The museum contains historical material pertaining to the history of the Ionian Bank and a complete series of the last issues of the national banknotes of the Euro zone member states prior to their replacement by the euro. The manufacturing process of banknotes is included among the exhibits as well as the method of adding a watermark. A workshop details the metal plate engraving process.

Among the museum exhibits are some rare specimens of Greek currency. Exhibits include the first banknotes issued by first Governor of Greece Ioannis Kapodistrias. The Kapodistrias notes are simple and feature a rose-coloured Phoenix on white background. The museum collection also contains the pre-Kapodistrian treasury bonds issued by the provisional Greek government in "pisters" or "grossia".
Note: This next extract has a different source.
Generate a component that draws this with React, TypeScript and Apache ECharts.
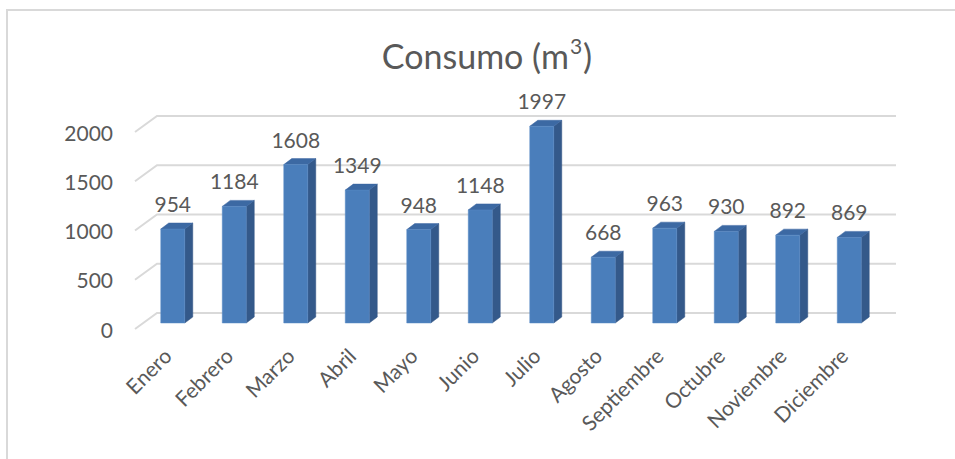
import React, { useEffect, useRef } from "react";
import * as echarts from "echarts";

const categories = ["Enero", "Febrero", "Marzo", "Abril", "Mayo", "Junio", "Julio", "Agosto", "Septiembre", "Octubre", "Noviembre", "Diciembre"];
const consumo = [954, 1184, 1608, 1349, 948, 1148, 1997, 668, 963, 930, 892, 869];
const gridValues = [0, 500, 1000, 1500, 2000];
const titleMain = "Consumo (m";
const titleSup = "3";
const titleEnd = ")";

const FONT = "Lato, 'Noto Sans', sans-serif";
const TEXT = "#595959";

export default function App() {
  const ref = useRef<HTMLDivElement>(null);
  useEffect(() => {
    if (!ref.current) return;
    const chart = echarts.init(ref.current, null, { renderer: "svg" });
    const BW = 24;
    const DX = 8;
    const DY = 6;
    const BAR_SHIFT = 6;
    chart.setOption({
      animation: false,
      backgroundColor: "#ffffff",
      title: {
        text: `{a|${titleMain}}{b|${titleSup}}{a|${titleEnd}}`,
        left: 482,
        textAlign: "center",
        top: 30,
        textStyle: {
          fontFamily: FONT,
          fontWeight: "normal",
          color: TEXT,
          rich: {
            a: { fontFamily: FONT, fontWeight: "normal", fontSize: 34, lineHeight: 40, color: TEXT },
            b: { fontFamily: FONT, fontWeight: "normal", fontSize: 21, lineHeight: 40, color: TEXT, verticalAlign: "top", padding: [0, 1, 0, 1] },
          },
        },
      },
      graphic: [
        {
          type: "rect",
          shape: { x: 7, y: 10, width: 1200, height: 1000 },
          style: { fill: "none", stroke: "#d9d9d9", lineWidth: 2 },
          silent: true,
        },
      ],
      grid: { left: 142, right: 75, top: 132, bottom: 130, containLabel: false },
      xAxis: {
        type: "category",
        data: categories,
        axisLine: { show: false },
        axisTick: { show: false },
        splitLine: { show: false },
        axisLabel: {
          interval: 0,
          rotate: 45,
          margin: 17,
          padding: [0, 8, 0, 0],
          color: TEXT,
          fontFamily: FONT,
          fontSize: 21,
        },
      },
      yAxis: {
        type: "value",
        min: 0,
        max: 2000,
        interval: 500,
        axisLine: { show: false },
        axisTick: { show: false },
        splitLine: { show: false },
        axisLabel: { margin: 29, color: TEXT, fontFamily: FONT, fontSize: 21, formatter: (v: number) => String(v) },
      },
      series: [
        {
          type: "custom",
          z: 1,
          silent: true,
          data: gridValues.map((v) => [0, v]),
          encode: { x: 0, y: 1 },
          renderItem: (params: any, api: any) => {
            const cs = params.coordSys;
            const y = api.coord([0, api.value(1)])[1];
            return {
              type: "polyline",
              shape: {
                points: [
                  [cs.x - 7, y],
                  [cs.x + 15, y - 16],
                  [cs.x + cs.width + 16, y - 16],
                ],
              },
              style: { stroke: "#d9d9d9", lineWidth: 2, fill: "none" },
            };
          },
        },
        {
          type: "custom",
          z: 2,
          data: consumo.map((v, i) => [i, v]),
          encode: { x: 0, y: 1 },
          renderItem: (params: any, api: any) => {
            const idx = api.value(0);
            const val = api.value(1);
            const base = api.coord([idx, 0]);
            const top = api.coord([idx, val]);
            const cx = base[0];
            const y0 = base[1] - BAR_SHIFT;
            const y1 = top[1] - BAR_SHIFT;
            const xl = cx - BW / 2;
            const xr = cx + BW / 2;
            return {
              type: "group",
              children: [
                {
                  type: "polygon",
                  shape: { points: [[xr, y1], [xr + DX, y1 - DY], [xr + DX, y0 - DY], [xr, y0]] },
                  style: { fill: "#34598a", stroke: "#2f5280", lineWidth: 0.5 },
                },
                {
                  type: "polygon",
                  shape: { points: [[xl, y1], [xr, y1], [xr + DX, y1 - DY], [xl + DX, y1 - DY]] },
                  style: { fill: "#3c69a3", stroke: "#3a64a0", lineWidth: 0.5 },
                },
                {
                  type: "rect",
                  shape: { x: xl, y: y1, width: BW, height: y0 - y1 },
                  style: { fill: "#4a7ebb", stroke: "#5b8cc6", lineWidth: 0.5 },
                },
                {
                  type: "text",
                  style: {
                    text: String(val),
                    x: cx,
                    y: y1 - DY - 9,
                    align: "center",
                    verticalAlign: "bottom",
                    fill: TEXT,
                    fontFamily: FONT,
                    fontSize: 21,
                  },
                },
              ],
            };
          },
        },
      ],
    });
    return () => chart.dispose();
  }, []);
  return <div ref={ref} style={{ position: "fixed", left: 0, top: 0, width: 955, height: 459 }} />;
}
The National Bank of Greece was established in 1841 and the ancient drachma was again designated as the official currency of Greece. The museum exhibits the first banknotes printed by the British printing houses Perkins Bacon or Bradbury Wilkins. The collection includes notes printed by the American Banknote Company, which succeeded the British at the turn of the century. The American company printed Greek banknotes until about 1928. Subsequent to that the Bank of Greece undertook the printing of the currency on its own.

One of the rarest banknotes on exhibit is the one depicting the Byzantine church of Hagia Sophia in Constantinople. Designed in 1920, the banknote depicts Hagia Sophia without the Ottoman minarets and was part of the Megali Idea. A few years later the Asia Minor disaster occurred and the currency was never circulated.

Rare art deco-style banknotes, printed in France, some featuring Hermes, allegorically depict the continuity of Greek currency and commerce from ancient times to the 1930s.

The exhibition includes banknotes that were issued during WWII by the occupying Axis forces.

Banknotes issued by the provisional "mountain government" are also exhibited. This currency was valued against the equivalent value of kilograms of wheat. The 100 billion drachma banknote during the hyperinflation years of 1944 is also featured. It remains historically the highest banknote denomination in Greece and after the hyperinflation ended, its value fell to just 2 drachmas.

The museum is located on Aghios Spyridon Square in Corfu city and the admission is free.

The museum also hosted a conference held between June 9–10, 2006, under the title of "The Economic Development of South-eastern Europe in the 19th century".